Repeat the lines that follow, leaving nothing out.

= = = = =

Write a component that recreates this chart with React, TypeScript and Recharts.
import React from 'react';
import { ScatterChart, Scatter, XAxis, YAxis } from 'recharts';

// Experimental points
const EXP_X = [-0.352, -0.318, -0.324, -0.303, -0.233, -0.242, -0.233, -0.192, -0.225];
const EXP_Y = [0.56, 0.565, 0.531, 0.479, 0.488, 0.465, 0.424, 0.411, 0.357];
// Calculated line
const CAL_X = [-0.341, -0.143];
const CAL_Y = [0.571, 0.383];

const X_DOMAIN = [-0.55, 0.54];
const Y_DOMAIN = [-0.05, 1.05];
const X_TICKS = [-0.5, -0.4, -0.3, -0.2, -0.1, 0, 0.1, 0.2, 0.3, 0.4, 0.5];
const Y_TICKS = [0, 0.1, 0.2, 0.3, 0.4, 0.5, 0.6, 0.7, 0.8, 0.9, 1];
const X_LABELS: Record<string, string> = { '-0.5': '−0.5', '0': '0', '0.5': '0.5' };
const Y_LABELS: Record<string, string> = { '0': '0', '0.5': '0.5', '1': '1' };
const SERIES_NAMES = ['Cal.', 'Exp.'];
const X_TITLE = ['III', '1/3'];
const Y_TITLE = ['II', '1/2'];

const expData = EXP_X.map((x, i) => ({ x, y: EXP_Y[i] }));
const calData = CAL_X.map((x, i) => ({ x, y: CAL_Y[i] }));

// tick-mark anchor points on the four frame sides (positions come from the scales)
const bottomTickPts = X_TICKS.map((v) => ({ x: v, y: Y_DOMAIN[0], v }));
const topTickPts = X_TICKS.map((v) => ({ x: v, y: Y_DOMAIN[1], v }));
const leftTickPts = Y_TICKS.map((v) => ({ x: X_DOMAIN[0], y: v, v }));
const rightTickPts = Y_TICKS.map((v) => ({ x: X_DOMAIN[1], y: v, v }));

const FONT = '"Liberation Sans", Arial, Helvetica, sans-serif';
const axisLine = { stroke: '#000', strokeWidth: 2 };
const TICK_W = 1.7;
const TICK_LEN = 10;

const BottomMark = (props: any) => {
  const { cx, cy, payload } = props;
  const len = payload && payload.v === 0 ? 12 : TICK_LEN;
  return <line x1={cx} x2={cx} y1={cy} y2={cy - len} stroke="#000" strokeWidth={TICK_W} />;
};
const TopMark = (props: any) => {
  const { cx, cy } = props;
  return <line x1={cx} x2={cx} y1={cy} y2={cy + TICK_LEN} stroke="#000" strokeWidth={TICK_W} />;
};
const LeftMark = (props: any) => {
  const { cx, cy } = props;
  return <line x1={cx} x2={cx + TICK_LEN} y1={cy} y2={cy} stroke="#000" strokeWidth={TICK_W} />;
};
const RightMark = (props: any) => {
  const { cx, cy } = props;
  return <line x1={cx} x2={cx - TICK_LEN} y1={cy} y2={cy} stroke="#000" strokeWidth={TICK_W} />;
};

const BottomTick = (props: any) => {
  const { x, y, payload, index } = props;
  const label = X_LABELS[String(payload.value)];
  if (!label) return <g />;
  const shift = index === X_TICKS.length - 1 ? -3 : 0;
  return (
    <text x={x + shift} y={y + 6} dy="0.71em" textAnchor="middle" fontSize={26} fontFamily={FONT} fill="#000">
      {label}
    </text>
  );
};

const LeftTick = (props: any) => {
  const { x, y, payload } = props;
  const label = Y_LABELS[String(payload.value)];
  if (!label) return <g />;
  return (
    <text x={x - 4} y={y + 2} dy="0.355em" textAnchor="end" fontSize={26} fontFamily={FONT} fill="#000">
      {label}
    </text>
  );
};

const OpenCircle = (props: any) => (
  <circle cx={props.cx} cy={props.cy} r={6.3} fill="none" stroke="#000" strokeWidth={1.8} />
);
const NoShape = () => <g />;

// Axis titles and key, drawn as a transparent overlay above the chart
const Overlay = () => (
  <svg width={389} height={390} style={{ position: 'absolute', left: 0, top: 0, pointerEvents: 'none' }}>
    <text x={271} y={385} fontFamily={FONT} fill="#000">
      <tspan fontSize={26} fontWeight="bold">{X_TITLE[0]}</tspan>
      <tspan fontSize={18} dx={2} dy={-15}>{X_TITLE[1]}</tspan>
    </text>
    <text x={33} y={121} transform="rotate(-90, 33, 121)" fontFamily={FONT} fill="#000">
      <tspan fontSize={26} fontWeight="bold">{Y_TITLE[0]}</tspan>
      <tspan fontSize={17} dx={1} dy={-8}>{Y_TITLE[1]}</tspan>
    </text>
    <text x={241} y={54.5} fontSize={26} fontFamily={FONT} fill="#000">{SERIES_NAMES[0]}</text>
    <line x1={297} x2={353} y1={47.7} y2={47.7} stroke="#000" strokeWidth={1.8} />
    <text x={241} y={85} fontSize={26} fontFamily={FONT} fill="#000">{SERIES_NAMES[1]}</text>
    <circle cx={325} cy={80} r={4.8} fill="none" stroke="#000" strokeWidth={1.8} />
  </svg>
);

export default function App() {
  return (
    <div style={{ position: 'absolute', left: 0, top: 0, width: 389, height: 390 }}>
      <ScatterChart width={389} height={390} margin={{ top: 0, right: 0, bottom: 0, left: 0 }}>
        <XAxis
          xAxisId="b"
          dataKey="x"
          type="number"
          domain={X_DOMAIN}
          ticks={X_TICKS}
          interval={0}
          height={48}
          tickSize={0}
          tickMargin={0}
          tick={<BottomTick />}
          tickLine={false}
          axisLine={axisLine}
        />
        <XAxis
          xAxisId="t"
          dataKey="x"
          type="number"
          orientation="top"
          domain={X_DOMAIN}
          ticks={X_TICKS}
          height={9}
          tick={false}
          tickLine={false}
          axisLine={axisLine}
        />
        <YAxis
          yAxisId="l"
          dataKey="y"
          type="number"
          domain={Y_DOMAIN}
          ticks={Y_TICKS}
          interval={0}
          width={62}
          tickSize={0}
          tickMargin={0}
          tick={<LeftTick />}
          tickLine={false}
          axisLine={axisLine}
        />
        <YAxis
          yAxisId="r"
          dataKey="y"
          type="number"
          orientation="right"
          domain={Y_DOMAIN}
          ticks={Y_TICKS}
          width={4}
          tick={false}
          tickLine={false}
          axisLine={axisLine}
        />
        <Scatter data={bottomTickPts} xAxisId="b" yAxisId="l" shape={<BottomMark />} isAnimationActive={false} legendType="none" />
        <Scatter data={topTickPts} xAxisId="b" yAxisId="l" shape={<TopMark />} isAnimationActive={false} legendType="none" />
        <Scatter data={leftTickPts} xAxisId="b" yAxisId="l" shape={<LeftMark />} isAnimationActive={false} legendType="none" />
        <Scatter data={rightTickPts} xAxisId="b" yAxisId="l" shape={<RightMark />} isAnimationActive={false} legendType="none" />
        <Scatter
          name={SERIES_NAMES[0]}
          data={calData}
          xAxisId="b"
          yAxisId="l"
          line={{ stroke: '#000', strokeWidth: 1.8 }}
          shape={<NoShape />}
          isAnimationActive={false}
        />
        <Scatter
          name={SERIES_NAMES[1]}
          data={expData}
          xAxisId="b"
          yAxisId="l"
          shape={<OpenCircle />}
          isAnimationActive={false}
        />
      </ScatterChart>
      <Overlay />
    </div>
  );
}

= = = = =

ANSWER TO THE TASK ::
Write a component that recreates this chart with React, TypeScript and Recharts.
import React from 'react';
import { ScatterChart, Scatter, XAxis, YAxis } from 'recharts';

// Experimental points
const EXP_X = [-0.352, -0.318, -0.324, -0.303, -0.233, -0.242, -0.233, -0.192, -0.225];
const EXP_Y = [0.56, 0.565, 0.531, 0.479, 0.488, 0.465, 0.424, 0.411, 0.357];
// Calculated line
const CAL_X = [-0.341, -0.143];
const CAL_Y = [0.571, 0.383];

const X_DOMAIN = [-0.55, 0.54];
const Y_DOMAIN = [-0.05, 1.05];
const X_TICKS = [-0.5, -0.4, -0.3, -0.2, -0.1, 0, 0.1, 0.2, 0.3, 0.4, 0.5];
const Y_TICKS = [0, 0.1, 0.2, 0.3, 0.4, 0.5, 0.6, 0.7, 0.8, 0.9, 1];
const X_LABELS: Record<string, string> = { '-0.5': '−0.5', '0': '0', '0.5': '0.5' };
const Y_LABELS: Record<string, string> = { '0': '0', '0.5': '0.5', '1': '1' };
const SERIES_NAMES = ['Cal.', 'Exp.'];
const X_TITLE = ['III', '1/3'];
const Y_TITLE = ['II', '1/2'];

const expData = EXP_X.map((x, i) => ({ x, y: EXP_Y[i] }));
const calData = CAL_X.map((x, i) => ({ x, y: CAL_Y[i] }));

// tick-mark anchor points on the four frame sides (positions come from the scales)
const bottomTickPts = X_TICKS.map((v) => ({ x: v, y: Y_DOMAIN[0], v }));
const topTickPts = X_TICKS.map((v) => ({ x: v, y: Y_DOMAIN[1], v }));
const leftTickPts = Y_TICKS.map((v) => ({ x: X_DOMAIN[0], y: v, v }));
const rightTickPts = Y_TICKS.map((v) => ({ x: X_DOMAIN[1], y: v, v }));

const FONT = '"Liberation Sans", Arial, Helvetica, sans-serif';
const axisLine = { stroke: '#000', strokeWidth: 2 };
const TICK_W = 1.7;
const TICK_LEN = 10;

const BottomMark = (props: any) => {
  const { cx, cy, payload } = props;
  const len = payload && payload.v === 0 ? 12 : TICK_LEN;
  return <line x1={cx} x2={cx} y1={cy} y2={cy - len} stroke="#000" strokeWidth={TICK_W} />;
};
const TopMark = (props: any) => {
  const { cx, cy } = props;
  return <line x1={cx} x2={cx} y1={cy} y2={cy + TICK_LEN} stroke="#000" strokeWidth={TICK_W} />;
};
const LeftMark = (props: any) => {
  const { cx, cy } = props;
  return <line x1={cx} x2={cx + TICK_LEN} y1={cy} y2={cy} stroke="#000" strokeWidth={TICK_W} />;
};
const RightMark = (props: any) => {
  const { cx, cy } = props;
  return <line x1={cx} x2={cx - TICK_LEN} y1={cy} y2={cy} stroke="#000" strokeWidth={TICK_W} />;
};

const BottomTick = (props: any) => {
  const { x, y, payload, index } = props;
  const label = X_LABELS[String(payload.value)];
  if (!label) return <g />;
  const shift = index === X_TICKS.length - 1 ? -3 : 0;
  return (
    <text x={x + shift} y={y + 6} dy="0.71em" textAnchor="middle" fontSize={26} fontFamily={FONT} fill="#000">
      {label}
    </text>
  );
};

const LeftTick = (props: any) => {
  const { x, y, payload } = props;
  const label = Y_LABELS[String(payload.value)];
  if (!label) return <g />;
  return (
    <text x={x - 4} y={y + 2} dy="0.355em" textAnchor="end" fontSize={26} fontFamily={FONT} fill="#000">
      {label}
    </text>
  );
};

const OpenCircle = (props: any) => (
  <circle cx={props.cx} cy={props.cy} r={6.3} fill="none" stroke="#000" strokeWidth={1.8} />
);
const NoShape = () => <g />;

// Axis titles and key, drawn as a transparent overlay above the chart
const Overlay = () => (
  <svg width={389} height={390} style={{ position: 'absolute', left: 0, top: 0, pointerEvents: 'none' }}>
    <text x={271} y={385} fontFamily={FONT} fill="#000">
      <tspan fontSize={26} fontWeight="bold">{X_TITLE[0]}</tspan>
      <tspan fontSize={18} dx={2} dy={-15}>{X_TITLE[1]}</tspan>
    </text>
    <text x={33} y={121} transform="rotate(-90, 33, 121)" fontFamily={FONT} fill="#000">
      <tspan fontSize={26} fontWeight="bold">{Y_TITLE[0]}</tspan>
      <tspan fontSize={17} dx={1} dy={-8}>{Y_TITLE[1]}</tspan>
    </text>
    <text x={241} y={54.5} fontSize={26} fontFamily={FONT} fill="#000">{SERIES_NAMES[0]}</text>
    <line x1={297} x2={353} y1={47.7} y2={47.7} stroke="#000" strokeWidth={1.8} />
    <text x={241} y={85} fontSize={26} fontFamily={FONT} fill="#000">{SERIES_NAMES[1]}</text>
    <circle cx={325} cy={80} r={4.8} fill="none" stroke="#000" strokeWidth={1.8} />
  </svg>
);

export default function App() {
  return (
    <div style={{ position: 'absolute', left: 0, top: 0, width: 389, height: 390 }}>
      <ScatterChart width={389} height={390} margin={{ top: 0, right: 0, bottom: 0, left: 0 }}>
        <XAxis
          xAxisId="b"
          dataKey="x"
          type="number"
          domain={X_DOMAIN}
          ticks={X_TICKS}
          interval={0}
          height={48}
          tickSize={0}
          tickMargin={0}
          tick={<BottomTick />}
          tickLine={false}
          axisLine={axisLine}
        />
        <XAxis
          xAxisId="t"
          dataKey="x"
          type="number"
          orientation="top"
          domain={X_DOMAIN}
          ticks={X_TICKS}
          height={9}
          tick={false}
          tickLine={false}
          axisLine={axisLine}
        />
        <YAxis
          yAxisId="l"
          dataKey="y"
          type="number"
          domain={Y_DOMAIN}
          ticks={Y_TICKS}
          interval={0}
          width={62}
          tickSize={0}
          tickMargin={0}
          tick={<LeftTick />}
          tickLine={false}
          axisLine={axisLine}
        />
        <YAxis
          yAxisId="r"
          dataKey="y"
          type="number"
          orientation="right"
          domain={Y_DOMAIN}
          ticks={Y_TICKS}
          width={4}
          tick={false}
          tickLine={false}
          axisLine={axisLine}
        />
        <Scatter data={bottomTickPts} xAxisId="b" yAxisId="l" shape={<BottomMark />} isAnimationActive={false} legendType="none" />
        <Scatter data={topTickPts} xAxisId="b" yAxisId="l" shape={<TopMark />} isAnimationActive={false} legendType="none" />
        <Scatter data={leftTickPts} xAxisId="b" yAxisId="l" shape={<LeftMark />} isAnimationActive={false} legendType="none" />
        <Scatter data={rightTickPts} xAxisId="b" yAxisId="l" shape={<RightMark />} isAnimationActive={false} legendType="none" />
        <Scatter
          name={SERIES_NAMES[0]}
          data={calData}
          xAxisId="b"
          yAxisId="l"
          line={{ stroke: '#000', strokeWidth: 1.8 }}
          shape={<NoShape />}
          isAnimationActive={false}
        />
        <Scatter
          name={SERIES_NAMES[1]}
          data={expData}
          xAxisId="b"
          yAxisId="l"
          shape={<OpenCircle />}
          isAnimationActive={false}
        />
      </ScatterChart>
      <Overlay />
    </div>
  );
}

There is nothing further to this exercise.